WHAT IS REQUIRED
Copy out the listing that follows, exact in every word, and skip the images.

DATASET EXTRACT
════════════════
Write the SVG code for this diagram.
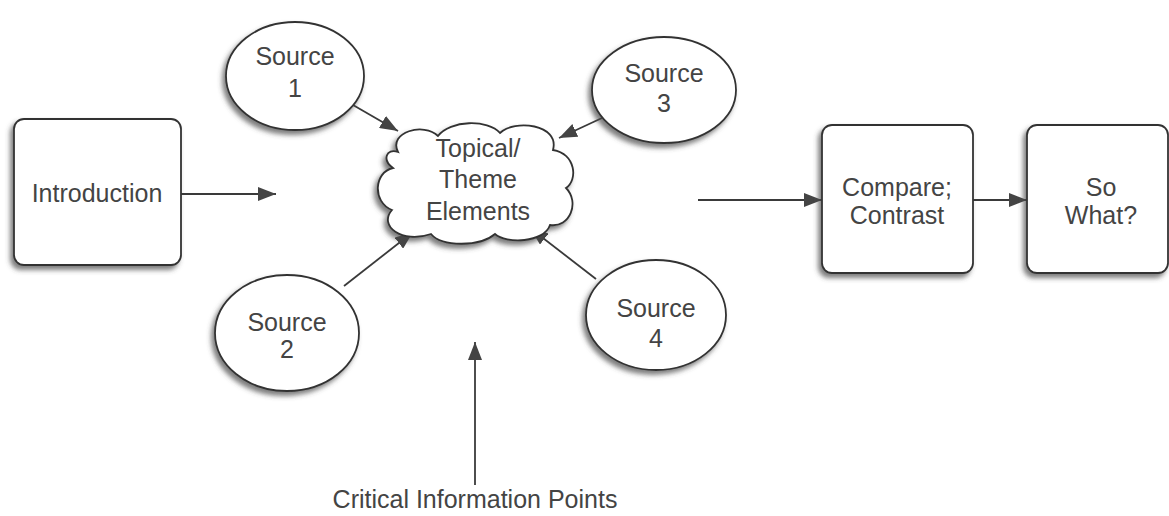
<svg xmlns="http://www.w3.org/2000/svg" width="1169" height="516" viewBox="0 0 1169 516">
<style>
.shape{fill:#fff;stroke:#333;stroke-width:1.8;filter:url(#sh)}
.lbl{font-family:"Liberation Sans",Arial,sans-serif;font-size:25px;fill:#444;text-anchor:middle}
.conn{stroke:#3a3a3a;stroke-width:1.8;fill:none;marker-end:url(#ah)}
</style>
<defs>
<filter id="sh" x="-20%" y="-20%" width="140%" height="150%">
<feDropShadow dx="-3" dy="4" stdDeviation="2.5" flood-color="#444" flood-opacity="0.7"/>
</filter>
<marker id="ah" markerUnits="userSpaceOnUse" markerWidth="20" markerHeight="14" refX="18" refY="7" orient="auto">
<path d="M0,0 L18,7 L0,14 Z" fill="#444"/>
</marker>
</defs>
<rect width="1169" height="516" fill="#fff"/>
<g id="connectors">
<line class="conn" x1="181" y1="194" x2="276" y2="194"/>
<line class="conn" x1="353" y1="105" x2="398" y2="131"/>
<line class="conn" x1="602" y1="118" x2="559" y2="138"/>
<line class="conn" x1="344" y1="286" x2="413" y2="232"/>
<line class="conn" x1="596" y1="279" x2="530" y2="228"/>
<line class="conn" x1="475" y1="485" x2="475" y2="342"/>
<line class="conn" x1="698" y1="200" x2="822" y2="200"/>
<line class="conn" x1="973" y1="200" x2="1027" y2="200"/>
</g>
<g id="introduction">
<rect class="shape" x="14" y="119" width="167" height="146" rx="10"/>
<text class="lbl" x="97" y="202">Introduction</text>
</g>
<g id="source1">
<ellipse class="shape" cx="295" cy="76" rx="69" ry="54"/>
<text class="lbl" x="295" y="65">Source</text>
<text class="lbl" x="295" y="97">1</text>
</g>
<g id="source3">
<ellipse class="shape" cx="664" cy="90" rx="72" ry="53"/>
<text class="lbl" x="664" y="82">Source</text>
<text class="lbl" x="664" y="112">3</text>
</g>
<g id="source2">
<ellipse class="shape" cx="287" cy="333" rx="72" ry="58"/>
<text class="lbl" x="287" y="331">Source</text>
<text class="lbl" x="287" y="358">2</text>
</g>
<g id="source4">
<ellipse class="shape" cx="656" cy="315" rx="70" ry="55"/>
<text class="lbl" x="656" y="317">Source</text>
<text class="lbl" x="656" y="347">4</text>
</g>
<g id="topical">
<path class="shape" d="M398,152 C388,132 424,122 438,136 C450,120 488,119 500,133 C514,119 560,124 553,150 C576,154 578,180 566,188 C580,202 570,228 550,225 C544,243 506,244 495,234 C480,247 442,247 431,234 C402,244 378,226 392,210 C372,202 374,172 393,168 C382,160 386,148 398,152 Z"/>
<text class="lbl" x="478" y="157">Topical/</text>
<text class="lbl" x="478" y="188">Theme</text>
<text class="lbl" x="478" y="220">Elements</text>
</g>
<g id="compare">
<rect class="shape" x="822" y="125" width="151" height="148" rx="10"/>
<text class="lbl" x="897" y="196">Compare;</text>
<text class="lbl" x="897" y="224">Contrast</text>
</g>
<g id="sowhat">
<rect class="shape" x="1027" y="125" width="141" height="148" rx="10"/>
<text class="lbl" x="1101" y="196">So</text>
<text class="lbl" x="1101" y="224">What?</text>
</g>
<g id="critical">
<text class="lbl" x="475" y="508">Critical Information Points</text>
</g>
</svg>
════════════════
RIGHT ANSWER
Write the SVG code for this diagram.
<svg xmlns="http://www.w3.org/2000/svg" width="1169" height="516" viewBox="0 0 1169 516">
<style>
.shape{fill:#fff;stroke:#333;stroke-width:1.8;filter:url(#sh)}
.lbl{font-family:"Liberation Sans",Arial,sans-serif;font-size:25px;fill:#444;text-anchor:middle}
.conn{stroke:#3a3a3a;stroke-width:1.8;fill:none;marker-end:url(#ah)}
</style>
<defs>
<filter id="sh" x="-20%" y="-20%" width="140%" height="150%">
<feDropShadow dx="-3" dy="4" stdDeviation="2.5" flood-color="#444" flood-opacity="0.7"/>
</filter>
<marker id="ah" markerUnits="userSpaceOnUse" markerWidth="20" markerHeight="14" refX="18" refY="7" orient="auto">
<path d="M0,0 L18,7 L0,14 Z" fill="#444"/>
</marker>
</defs>
<rect width="1169" height="516" fill="#fff"/>
<g id="connectors">
<line class="conn" x1="181" y1="194" x2="276" y2="194"/>
<line class="conn" x1="353" y1="105" x2="398" y2="131"/>
<line class="conn" x1="602" y1="118" x2="559" y2="138"/>
<line class="conn" x1="344" y1="286" x2="413" y2="232"/>
<line class="conn" x1="596" y1="279" x2="530" y2="228"/>
<line class="conn" x1="475" y1="485" x2="475" y2="342"/>
<line class="conn" x1="698" y1="200" x2="822" y2="200"/>
<line class="conn" x1="973" y1="200" x2="1027" y2="200"/>
</g>
<g id="introduction">
<rect class="shape" x="14" y="119" width="167" height="146" rx="10"/>
<text class="lbl" x="97" y="202">Introduction</text>
</g>
<g id="source1">
<ellipse class="shape" cx="295" cy="76" rx="69" ry="54"/>
<text class="lbl" x="295" y="65">Source</text>
<text class="lbl" x="295" y="97">1</text>
</g>
<g id="source3">
<ellipse class="shape" cx="664" cy="90" rx="72" ry="53"/>
<text class="lbl" x="664" y="82">Source</text>
<text class="lbl" x="664" y="112">3</text>
</g>
<g id="source2">
<ellipse class="shape" cx="287" cy="333" rx="72" ry="58"/>
<text class="lbl" x="287" y="331">Source</text>
<text class="lbl" x="287" y="358">2</text>
</g>
<g id="source4">
<ellipse class="shape" cx="656" cy="315" rx="70" ry="55"/>
<text class="lbl" x="656" y="317">Source</text>
<text class="lbl" x="656" y="347">4</text>
</g>
<g id="topical">
<path class="shape" d="M398,152 C388,132 424,122 438,136 C450,120 488,119 500,133 C514,119 560,124 553,150 C576,154 578,180 566,188 C580,202 570,228 550,225 C544,243 506,244 495,234 C480,247 442,247 431,234 C402,244 378,226 392,210 C372,202 374,172 393,168 C382,160 386,148 398,152 Z"/>
<text class="lbl" x="478" y="157">Topical/</text>
<text class="lbl" x="478" y="188">Theme</text>
<text class="lbl" x="478" y="220">Elements</text>
</g>
<g id="compare">
<rect class="shape" x="822" y="125" width="151" height="148" rx="10"/>
<text class="lbl" x="897" y="196">Compare;</text>
<text class="lbl" x="897" y="224">Contrast</text>
</g>
<g id="sowhat">
<rect class="shape" x="1027" y="125" width="141" height="148" rx="10"/>
<text class="lbl" x="1101" y="196">So</text>
<text class="lbl" x="1101" y="224">What?</text>
</g>
<g id="critical">
<text class="lbl" x="475" y="508">Critical Information Points</text>
</g>
</svg>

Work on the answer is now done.